Conclusion: The rules were valid and the objection failed.
Issue (ii): Whether the Special Commercial Tax Officer (Evasions) had jurisdiction to make the assessments.
Analysis: The notification empowering the Commercial Tax Officer appointed for investigation of evasions to exercise the powers of an assessing authority in cases where suppression or omission was detected was applicable. On that basis, the officer had authority to proceed with the assessments in question.
Conclusion: The jurisdiction objection was rejected.
Issue (iii): Whether the disputed purchases were completed before the Andhra General Purchase Tax Act, 1956 came into force.
Analysis: The liability turned on the statutory meaning of "purchase" in the Andhra Act, which focused on acquisition of the goods in the course of trade or business.

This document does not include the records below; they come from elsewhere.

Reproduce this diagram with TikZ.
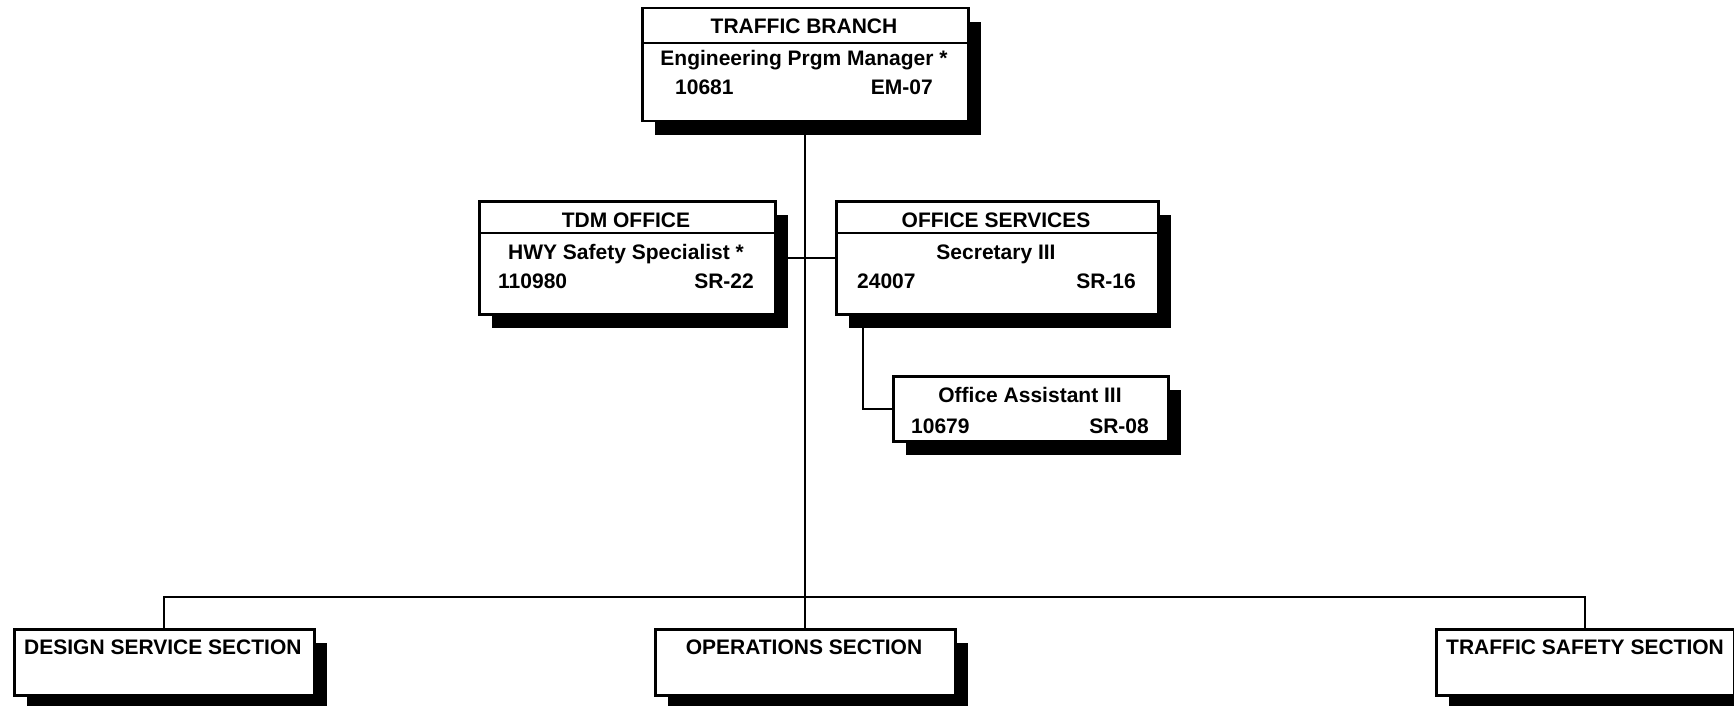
\documentclass[tikz,border=0pt]{standalone}
\usepackage{fontspec}
\setmainfont{Liberation Sans}
\usetikzlibrary{shadows,backgrounds}
\begin{document}
\begin{tikzpicture}[x=1pt,y=-1pt,
  box/.style={draw, line width=2.5pt, fill=white, rectangle, inner sep=0pt, anchor=north west,
    drop shadow={shadow xshift=13pt, shadow yshift=-14pt, opacity=1, fill=black}},
  lbl/.style={inner sep=0pt, font=\fontsize{21}{25}\selectfont\bfseries},
  link/.style={line width=2pt},
  divline/.style={line width=2.5pt}]
\useasboundingbox (0,0) rectangle (1734,706);

% boxes
\node[box, minimum width=326pt, minimum height=113pt] (top) at (641,7) {};
\node[box, minimum width=296pt, minimum height=113pt] (tdm) at (478,200) {};
\node[box, minimum width=322pt, minimum height=113pt] (os) at (835,200) {};
\node[box, minimum width=275pt, minimum height=65pt] (oa) at (892,375) {};
\node[box, minimum width=300pt, minimum height=66pt] (ds) at (13,628) {};
\node[box, minimum width=300pt, minimum height=66pt] (ops) at (654,628) {};
\node[box, minimum width=298pt, minimum height=66pt] (ts) at (1435,628) {};

% dividers
\draw[divline] ([yshift=-36pt]top.north west) -- ([yshift=-36pt]top.north east);
\draw[divline] ([yshift=-33pt]tdm.north west) -- ([yshift=-33pt]tdm.north east);
\draw[divline] ([yshift=-33pt]os.north west) -- ([yshift=-33pt]os.north east);

% texts
\node[lbl, anchor=base] (t1) at (804,34) {TRAFFIC BRANCH};
\node[lbl, anchor=base] (t2) at (804,66) {Engineering Prgm Manager *};
\node[lbl, anchor=base west] (t3) at (675,95) {10681};
\node[lbl, anchor=base east] (t4) at (933,95) {EM-07};

\node[lbl, anchor=base] (d1) at (626,227) {TDM OFFICE};
\node[lbl, anchor=base] (d2) at (626,259) {HWY Safety Specialist *};
\node[lbl, anchor=base west] (d3) at (498,288) {110980};
\node[lbl, anchor=base east] (d4) at (754,288) {SR-22};

\node[lbl, anchor=base] (o1) at (996,227) {OFFICE SERVICES};
\node[lbl, anchor=base] (o2) at (996,259) {Secretary III};
\node[lbl, anchor=base west] (o3) at (857,288) {24007};
\node[lbl, anchor=base east] (o4) at (1136,288) {SR-16};

\node[lbl, anchor=base] (a1) at (1030,402) {Office Assistant III};
\node[lbl, anchor=base west] (a3) at (911,433) {10679};
\node[lbl, anchor=base east] (a4) at (1149,433) {SR-08};

\node[lbl, anchor=base west] (s1) at (24,654) {DESIGN SERVICE SECTION};
\node[lbl, anchor=base] (s2) at (804,654) {OPERATIONS SECTION};
\node[lbl, anchor=base west] (s3) at (1446,654) {TRAFFIC SAFETY SECTION};

% connectors
\coordinate (bus) at (804,597);
\begin{pgfonlayer}{background}
\draw[link] (top.south) -- (ops.north);
\draw[link] (ds.north) |- (bus) -| (ts.north);
\draw[link] (tdm.east) -- (os.west);
\draw[link] ([xshift=28pt]os.south west) |- (oa.west);
\end{pgfonlayer}
\end{tikzpicture}
\end{document}
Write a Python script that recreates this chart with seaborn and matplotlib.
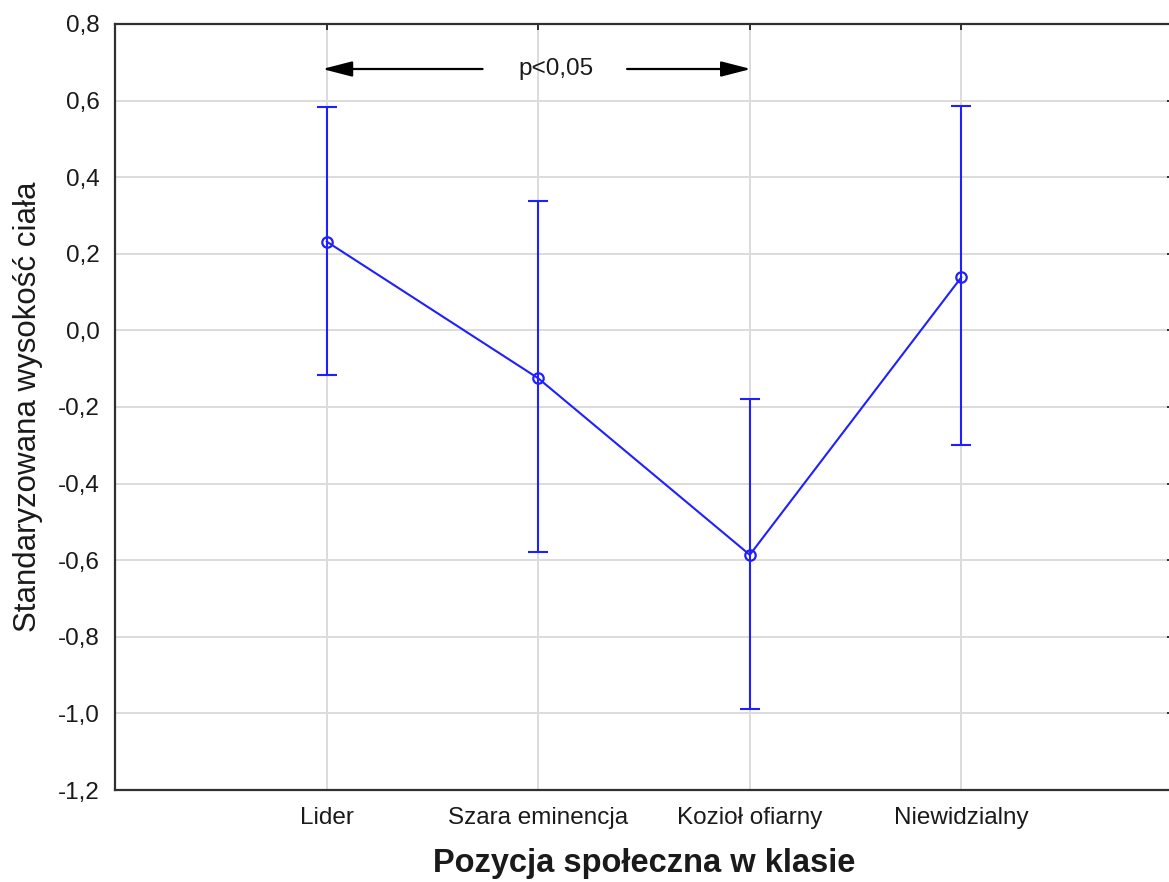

The possession of the goods and payment of price occurred after the Act came into force. The mere fact that the contract had been entered into earlier did not take the transaction outside the charging provision. The definition in section 20 of the Sale of Goods Act, 1930 was not decisive for this taxing statute.
Conclusion: The transactions were taxable and the contention failed.
Final Conclusion: All substantive challenges to the assessments failed, and the revisions were dismissed with costs.
Ratio Decidendi: Where a special taxing statute specifically provides for rule-making on a subject, general incorporation of another Act does not import inconsistent procedural conditions from the incorporated Act; and tax liability attaches according to the charging definition in the taxing statute, not merely the date of the underlying contract.